We both love animals. A lot.
So I did some quick research and realized that we could afford to do the baboon thing for 6 weeks together. Now I'm not sure if we'll have enough money to put down deposit/security on an apartment we need to rent when we come back so that I can start my new job, but... those are just technicalities and mere details.

Africa, here we come.

Wednesday, January 03, 2007

New Year Resolutions

A couple of days late, but I was thinking about this recently and thought I should record it somewhere to remind myself.
So my goal for 2007?
Be on time/timely for everything.

This encompasses a lot of things for me, not just getting to a place on time. This means answering emails/returning phone calls in a timely manner. This means starting my projects/assignments/research on time. This means taking care of things when they should be taken care of. But of course, it also means if I say I'll meet you at 9pm, I should BE there at 9pm. This hasn't been a problem for me when I'm on campus, but back home when not everything is a 5-15 minute walk, I have a hard time starting to get ready early enough to leave the house and get somewhere ON TIME.

If I had to pick one thing about myself that I detest the most, it's this.

A close second would be my inability to keep my space relatively clean.
So goal #2 is:
Keep my room 90% clean, 90% of the time.

Why only 90% of the time?
Just trying to be realistic. This room will NOT be clean during midterms/finals.
I'm not trying to give myself a loophole though. Achieving this goal would be a HUGE step up for me.

Tuesday, June 13, 2006

Crossroads... What the hell do I do?

I'm an ambivalent 20 year old with pipe dreams. I know this, my boyfriend of over 5 years knows this, and it's about time a decision is made. Sometimes it's obvious to me what the decision must be, but other times I'm scared to death that I will regret that decision for the rest of my life. I'm in love with P and he's in love with me, but we're not in fantasy land anymore. This isn't the first month or the first year. This is the real thing.

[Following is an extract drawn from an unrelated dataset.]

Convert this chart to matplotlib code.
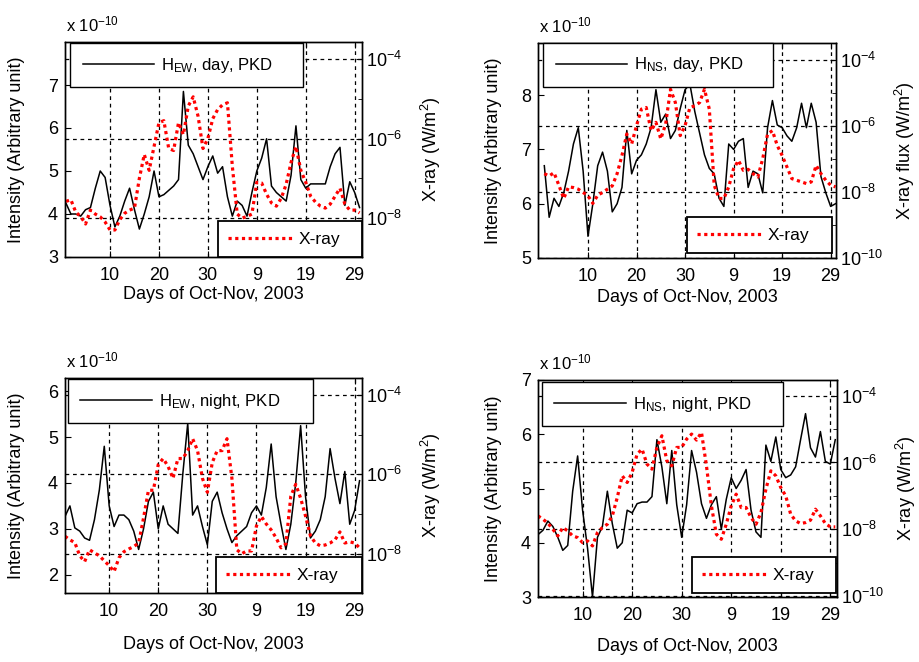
import numpy as np
import matplotlib.pyplot as plt
from matplotlib.ticker import FixedLocator, NullFormatter, LogFormatterSciNotation

plt.rcParams['font.family'] = ['Liberation Sans', 'DejaVu Sans']
plt.rcParams['mathtext.fontset'] = 'custom'
plt.rcParams['mathtext.rm'] = 'Liberation Sans'
plt.rcParams['mathtext.it'] = 'Liberation Sans:italic'
plt.rcParams['mathtext.bf'] = 'Liberation Sans:bold'

# ===== data =====
# day index: 1..31 = Oct 1..31, 32..61 = Nov 1..30
days = np.arange(1, 62)
xtick_pos = [10, 20, 30, 40, 50, 60]
xtick_labels = ['10', '20', '30', '9', '19', '29']

# H intensity, x 1e-10 (arbitrary unit)
h_ew_day = [4.25, 4.0, 4.0, 3.95, 4.1, 4.15, 4.6, 5.0, 4.85, 4.2,
            3.7, 3.95, 4.3, 4.6, 4.1, 3.65, 4.0, 4.4, 5.0, 4.4,
            4.45, 4.55, 4.65, 4.8, 6.85, 5.6, 5.4, 5.1, 4.8, 5.1,
            5.35, 4.95, 5.1, 4.4, 3.95, 4.3, 4.2, 3.95, 4.5, 5.0,
            5.3, 5.75, 4.65, 4.5, 4.4, 4.3, 4.9, 6.05, 4.8, 4.6,
            4.7, 4.7, 4.7, 4.7, 5.1, 5.4, 5.55, 4.2, 4.75, 4.5, 4.15]
h_ns_day = [6.7, 5.75, 6.1, 5.95, 6.2, 6.6, 7.1, 7.4, 6.6, 5.4,
            6.0, 6.7, 6.95, 6.6, 5.85, 6.0, 6.3, 7.35, 6.55, 6.8,
            6.9, 7.1, 7.4, 8.1, 7.5, 7.65, 7.2, 7.35, 7.75, 8.1,
            8.2, 7.7, 7.3, 6.9, 6.65, 6.55, 6.1, 5.95, 7.1, 7.0,
            7.15, 7.2, 6.3, 6.6, 6.55, 6.2, 7.4, 7.9, 7.45, 7.4,
            7.25, 7.15, 7.4, 7.85, 7.4, 7.85, 7.5, 6.5, 6.2, 5.95, 6.0]
h_ew_night = [3.27, 3.5, 3.02, 2.95, 2.8, 2.75, 3.2, 3.85, 4.8, 3.5,
              3.05, 3.3, 3.3, 3.2, 2.95, 2.55, 3.0, 3.6, 3.8, 3.0,
              3.5, 3.1, 3.0, 2.9, 4.2, 5.3, 3.3, 3.5, 3.05, 2.65,
              3.6, 3.8, 3.35, 3.0, 2.7, 2.85, 2.95, 3.05, 3.35, 3.5,
              3.3, 3.9, 4.85, 3.7, 3.1, 2.55, 3.1, 4.0, 5.25, 3.7,
              2.8, 2.95, 3.2, 3.7, 4.75, 4.1, 3.55, 4.25, 3.1, 3.4, 4.05]
h_ns_night = [4.15, 4.23, 4.4, 4.3, 4.1, 3.86, 3.95, 4.95, 5.6, 4.6,
              3.9, 3.0, 4.1, 4.3, 4.95, 4.35, 3.9, 4.0, 4.6, 4.55,
              4.72, 4.75, 4.75, 4.85, 5.9, 5.4, 4.72, 5.7, 4.7, 4.1,
              4.7, 5.7, 5.3, 4.72, 4.45, 4.7, 4.85, 4.25, 4.8, 5.2,
              5.0, 5.15, 5.35, 4.6, 4.2, 4.1, 5.8, 5.5, 5.95, 5.35,
              5.2, 5.25, 5.4, 5.9, 6.38, 5.75, 5.58, 6.05, 5.5, 5.45, 5.9]

# X-ray flux, log10(W/m^2)
xray_ew_day = [-7.58, -7.54, -7.85, -7.96, -8.15, -7.8, -7.9, -7.97, -8.1, -8.3,
               -8.3, -8.04, -7.88, -7.8, -7.75, -7.0, -6.4, -6.8, -6.2, -5.6,
               -5.55, -6.25, -6.3, -5.6, -5.9, -5.18, -4.95, -5.44, -6.25, -6.0,
               -5.5, -5.27, -5.15, -5.1, -6.7, -7.9, -8.0, -7.96, -7.9, -7.1,
               -7.12, -7.4, -7.62, -7.7, -7.5, -7.15, -6.6, -6.2, -6.8, -7.1,
               -7.45, -7.6, -7.7, -7.75, -7.65, -7.45, -7.25, -7.65, -7.8, -7.8, -7.87]
xray_ns_day = [-7.45, -7.52, -7.42, -7.8, -8.2, -7.85, -7.87, -7.92, -8.02, -8.12,
               -8.35, -8.1, -8.02, -7.92, -7.82, -7.45, -6.9, -6.25, -6.55, -6.0,
               -5.5, -5.45, -6.15, -5.9, -6.4, -5.95, -4.9, -5.3, -6.3, -6.0,
               -5.45, -5.4, -5.3, -4.9, -5.5, -7.8, -8.2, -8.2, -7.85, -7.3,
               -7.05, -7.35, -7.32, -7.45, -7.55, -7.0, -6.25, -6.15, -6.6, -6.9,
               -7.25, -7.6, -7.65, -7.7, -7.75, -7.7, -7.2, -7.45, -7.65, -7.8, -7.85]
xray_ew_night = [-7.56, -7.65, -7.72, -8.05, -8.2, -7.9, -7.98, -8.05, -8.18, -8.3,
                 -8.45, -8.1, -7.95, -7.88, -7.82, -7.73, -7.1, -6.4, -6.4, -5.75,
                 -5.6, -5.8, -6.1, -5.6, -5.6, -5.4, -5.1, -5.4, -6.1, -6.45,
                 -5.7, -5.4, -5.4, -5.1, -6.1, -7.9, -8.0, -7.93, -7.93, -7.3,
                 -7.06, -7.25, -7.4, -7.6, -7.85, -7.75, -6.55, -6.25, -6.6, -7.05,
                 -7.55, -7.73, -7.8, -7.78, -7.73, -7.65, -7.45, -7.73, -7.7, -7.73, -7.85]
xray_ns_night = [-7.6, -7.7, -7.82, -8.0, -8.2, -7.95, -8.05, -8.2, -8.25, -8.4,
                 -8.35, -8.5, -8.1, -7.95, -7.85, -7.6, -7.05, -6.4, -6.6, -6.3,
                 -5.75, -5.6, -6.05, -6.2, -5.55, -5.2, -5.95, -6.1, -5.55, -5.55,
                 -5.3, -5.15, -5.33, -5.1, -6.1, -7.3, -8.15, -8.3, -7.85, -7.3,
                 -6.95, -7.35, -7.35, -7.65, -7.85, -7.5, -6.8, -6.25, -6.4, -6.75,
                 -7.0, -7.55, -7.75, -7.83, -7.8, -7.73, -7.4, -7.6, -7.83, -7.93, -7.93]

W, H = 919, 662
fig = plt.figure(figsize=(W / 100, H / 100), dpi=100)


def px_rect(l, r, t, b):
    return [l / W, 1 - b / H, (r - l) / W, (b - t) / H]


GRID = dict(color='k', linestyle=(0, (3, 3)), linewidth=0.9)


def draw_panel(rect, h_vals, xray_log, h_label, xr_ylabel, xlim, ylim, yticks,
               xr_lim, xr_ticks, leg1_box, leg2_box, xlabel_y, ylabel_x):
    ax = fig.add_axes(px_rect(*rect))
    ax2 = ax.twinx()

    line_h, = ax.plot(days, h_vals, color='k', linewidth=1.1)
    line_x, = ax2.plot(days, 10.0 ** np.array(xray_log), color='red',
                       linewidth=2.3, linestyle=(0, (1, 1.1)), dash_capstyle='butt')

    ax.set_xlim(*xlim)
    ax.set_ylim(*ylim)
    ax.set_yticks(yticks)
    ax.set_xticks(xtick_pos)
    ax.set_xticklabels(xtick_labels)
    ax.grid(True, axis='x', **GRID)

    ax2.set_yscale('log')
    ax2.set_ylim(10.0 ** xr_lim[0], 10.0 ** xr_lim[1])
    ax2.yaxis.set_major_locator(FixedLocator([10.0 ** e for e in xr_ticks]))
    ax2.yaxis.set_major_formatter(LogFormatterSciNotation())
    minors = [10.0 ** (e + 1) for e in xr_ticks if e + 1 < xr_lim[1]]
    ax2.yaxis.set_minor_locator(FixedLocator(minors))
    ax2.yaxis.set_minor_formatter(NullFormatter())
    ax2.grid(True, axis='y', which='major', **GRID)

    ax.tick_params(direction='in', length=4, labelsize=13, top=True, pad=5)
    ax.tick_params(axis='x', pad=7)
    ax2.tick_params(direction='in', length=4, labelsize=13, pad=3)
    ax2.tick_params(which='minor', direction='in', length=3)
    for a in (ax, ax2):
        for s in a.spines.values():
            s.set_linewidth(1.0)

    ax.set_ylabel('Intensity (Arbitrary unit)', fontsize=13)
    ax.yaxis.set_label_coords(ylabel_x, 0.5)
    ax.set_xlabel('Days of Oct-Nov, 2003', fontsize=13)
    ax.xaxis.set_label_coords(0.5, xlabel_y)
    ax2.set_ylabel(xr_ylabel, fontsize=13)
    ax2.yaxis.set_label_coords(1.19, 0.5)

    ax.text(0.005, 1.035, r'x 10$^{-10}$', transform=ax.transAxes,
            fontsize=12, ha='left', va='bottom')

    # legends (both on the top axes so they cover the lines)
    leg1 = ax2.legend([line_h], [h_label], loc='upper left', mode='expand',
                      bbox_to_anchor=leg1_box, fontsize=12, handlelength=4.3,
                      handletextpad=0.4, borderpad=0.75, borderaxespad=0,
                      fancybox=False, framealpha=1, edgecolor='k')
    leg1.get_frame().set_linewidth(1.0)
    ax2.add_artist(leg1)
    leg2 = ax2.legend([line_x], ['X-ray'], loc='lower left', mode='expand',
                      bbox_to_anchor=leg2_box, fontsize=12.5, handlelength=3.7,
                      handletextpad=0.35, borderpad=0.6, borderaxespad=0,
                      fancybox=False, framealpha=1, edgecolor='k')
    leg2.get_frame().set_linewidth(1.3)
    return ax, ax2


# (left, right, top, bottom) in pixels
draw_panel((65, 362, 42, 257), h_ew_day, xray_ew_day, r'H$_{\mathrm{EW}}$, day, PKD',
           r'X-ray (W/m$^2$)', (0.8, 61.5), (3, 8.0), [3, 4, 5, 6, 7],
           (-8.98, -3.57), [-8, -6, -4],
           (0.017, 0.0, 0.783, 0.995), (0.515, 0.0, 0.485, 0.2), -0.135, -0.135)
draw_panel((538, 836, 43, 258), h_ns_day, xray_ns_day, r'H$_{\mathrm{NS}}$, day, PKD',
           r'X-ray flux (W/m$^2$)', (-0.3, 61.1), (5, 8.96), [5, 6, 7, 8],
           (-10.0, -3.5), [-10, -8, -6, -4],
           (0.017, 0.0, 0.772, 1.0), (0.5, 0.023, 0.487, 0.2), -0.144, -0.122)
draw_panel((65, 362, 378, 593), h_ew_night, xray_ew_night, r'H$_{\mathrm{EW}}$, night, PKD',
           r'X-ray (W/m$^2$)', (1.0, 61.5), (1.6, 6.29), [2, 3, 4, 5, 6],
           (-8.99, -3.57), [-8, -6, -4],
           (0.01, 0.0, 0.825, 0.995), (0.508, 0.0, 0.492, 0.2), -0.2, -0.135)
draw_panel((538, 837, 380, 597), h_ns_night, xray_ns_night, r'H$_{\mathrm{NS}}$, night, PKD',
           r'X-ray (W/m$^2$)', (1.0, 61.35), (3, 7), [3, 4, 5, 6, 7],
           (-10.03, -3.53), [-10, -8, -6, -4],
           (0.013, 0.0, 0.806, 0.99), (0.515, 0.018, 0.482, 0.2), -0.189, -0.122)

fig.savefig('out.png', dpi=100)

Either I give up my pipe-dreams and commit my whole life to P, or... I don't.

It's easy to say from the outside that if we really love each other then our relationship can make it through anything. What that really means is that if I love P enough I would give up my risky undertakings and certain aspects of my life in order to make it work. What that means is that I shouldn't be trying to start a startup with a guy I barely know. That means thoughts of Buddhism in Thailand and volunteering for the Peace Corps shouldn't be entering my mind. That means I shouldn't think about making any plans to travel anywhere without P. In fact, I should be in NY right now with P, not "wasting" a summer on research and startups and taekwondo.

This is me admitting that through my actions, I have already broken something sacred in our relationship and made a decision that hasn't been spoken out loud. This is me admitting that my love of life ... my selfishness? ... is stronger than my love for P. It hurts me to say that, but without admitting it to myself first, I could never reason about it or try to understand why I have made the decisions that I have made. Subconsciously it must be that either I really don't understand what I would be losing if I lost P or... worse... it's that I don't believe it's the most important thing to me right now.

As much as I hate to admit that age and experience plays a role in this decision, I can't keep lying to myself. I've never loved another man. I've never been loved by another man. I've never been with anyone but P in any way. P is more than just my boyfriend, he is my best friend, my companion. And because of all this, I don't know if I'll ever find another man who will ever love me the same way or if I will be able to love another man the same way I love P... but on the other hand, I don't know that I won't. All I know is that I can't imagine it, and that scares me.